_Collected data_
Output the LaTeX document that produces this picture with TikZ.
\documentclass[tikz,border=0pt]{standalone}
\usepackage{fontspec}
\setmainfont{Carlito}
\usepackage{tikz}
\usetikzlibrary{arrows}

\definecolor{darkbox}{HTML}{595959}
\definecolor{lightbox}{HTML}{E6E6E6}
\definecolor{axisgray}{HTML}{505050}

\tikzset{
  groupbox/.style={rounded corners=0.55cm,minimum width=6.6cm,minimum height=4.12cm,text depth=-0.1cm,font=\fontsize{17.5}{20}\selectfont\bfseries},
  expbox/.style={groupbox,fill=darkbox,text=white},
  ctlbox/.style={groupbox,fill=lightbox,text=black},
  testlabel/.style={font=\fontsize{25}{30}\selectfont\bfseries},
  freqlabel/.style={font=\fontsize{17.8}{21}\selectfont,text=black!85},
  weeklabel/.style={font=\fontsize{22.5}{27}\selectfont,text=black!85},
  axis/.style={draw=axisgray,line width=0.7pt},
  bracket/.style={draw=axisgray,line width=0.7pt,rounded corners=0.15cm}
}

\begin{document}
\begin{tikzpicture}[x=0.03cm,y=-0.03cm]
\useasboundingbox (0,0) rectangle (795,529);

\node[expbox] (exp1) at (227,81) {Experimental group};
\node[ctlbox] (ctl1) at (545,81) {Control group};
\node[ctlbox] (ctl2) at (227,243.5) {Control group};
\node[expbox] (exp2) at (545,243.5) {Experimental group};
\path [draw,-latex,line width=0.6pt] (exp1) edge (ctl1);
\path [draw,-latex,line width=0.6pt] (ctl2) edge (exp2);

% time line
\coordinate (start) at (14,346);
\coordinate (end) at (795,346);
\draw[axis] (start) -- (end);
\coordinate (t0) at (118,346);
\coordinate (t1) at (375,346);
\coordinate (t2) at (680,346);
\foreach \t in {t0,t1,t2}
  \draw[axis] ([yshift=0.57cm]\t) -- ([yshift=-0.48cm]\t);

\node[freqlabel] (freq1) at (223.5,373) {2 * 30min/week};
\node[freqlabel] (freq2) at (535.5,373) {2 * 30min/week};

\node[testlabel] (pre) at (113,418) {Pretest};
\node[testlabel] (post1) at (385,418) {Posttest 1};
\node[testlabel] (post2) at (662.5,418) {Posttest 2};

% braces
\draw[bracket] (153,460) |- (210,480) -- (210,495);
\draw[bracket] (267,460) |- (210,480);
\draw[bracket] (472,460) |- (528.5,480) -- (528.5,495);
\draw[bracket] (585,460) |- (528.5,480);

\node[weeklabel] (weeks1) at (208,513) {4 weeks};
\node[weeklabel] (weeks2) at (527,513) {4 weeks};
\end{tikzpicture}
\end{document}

_Task_
Return what is listed above, exactly and completely.

_Correct result_
Output the LaTeX document that produces this picture with TikZ.
\documentclass[tikz,border=0pt]{standalone}
\usepackage{fontspec}
\setmainfont{Carlito}
\usepackage{tikz}
\usetikzlibrary{arrows}

\definecolor{darkbox}{HTML}{595959}
\definecolor{lightbox}{HTML}{E6E6E6}
\definecolor{axisgray}{HTML}{505050}

\tikzset{
  groupbox/.style={rounded corners=0.55cm,minimum width=6.6cm,minimum height=4.12cm,text depth=-0.1cm,font=\fontsize{17.5}{20}\selectfont\bfseries},
  expbox/.style={groupbox,fill=darkbox,text=white},
  ctlbox/.style={groupbox,fill=lightbox,text=black},
  testlabel/.style={font=\fontsize{25}{30}\selectfont\bfseries},
  freqlabel/.style={font=\fontsize{17.8}{21}\selectfont,text=black!85},
  weeklabel/.style={font=\fontsize{22.5}{27}\selectfont,text=black!85},
  axis/.style={draw=axisgray,line width=0.7pt},
  bracket/.style={draw=axisgray,line width=0.7pt,rounded corners=0.15cm}
}

\begin{document}
\begin{tikzpicture}[x=0.03cm,y=-0.03cm]
\useasboundingbox (0,0) rectangle (795,529);

\node[expbox] (exp1) at (227,81) {Experimental group};
\node[ctlbox] (ctl1) at (545,81) {Control group};
\node[ctlbox] (ctl2) at (227,243.5) {Control group};
\node[expbox] (exp2) at (545,243.5) {Experimental group};
\path [draw,-latex,line width=0.6pt] (exp1) edge (ctl1);
\path [draw,-latex,line width=0.6pt] (ctl2) edge (exp2);

% time line
\coordinate (start) at (14,346);
\coordinate (end) at (795,346);
\draw[axis] (start) -- (end);
\coordinate (t0) at (118,346);
\coordinate (t1) at (375,346);
\coordinate (t2) at (680,346);
\foreach \t in {t0,t1,t2}
  \draw[axis] ([yshift=0.57cm]\t) -- ([yshift=-0.48cm]\t);

\node[freqlabel] (freq1) at (223.5,373) {2 * 30min/week};
\node[freqlabel] (freq2) at (535.5,373) {2 * 30min/week};

\node[testlabel] (pre) at (113,418) {Pretest};
\node[testlabel] (post1) at (385,418) {Posttest 1};
\node[testlabel] (post2) at (662.5,418) {Posttest 2};

% braces
\draw[bracket] (153,460) |- (210,480) -- (210,495);
\draw[bracket] (267,460) |- (210,480);
\draw[bracket] (472,460) |- (528.5,480) -- (528.5,495);
\draw[bracket] (585,460) |- (528.5,480);

\node[weeklabel] (weeks1) at (208,513) {4 weeks};
\node[weeklabel] (weeks2) at (527,513) {4 weeks};
\end{tikzpicture}
\end{document}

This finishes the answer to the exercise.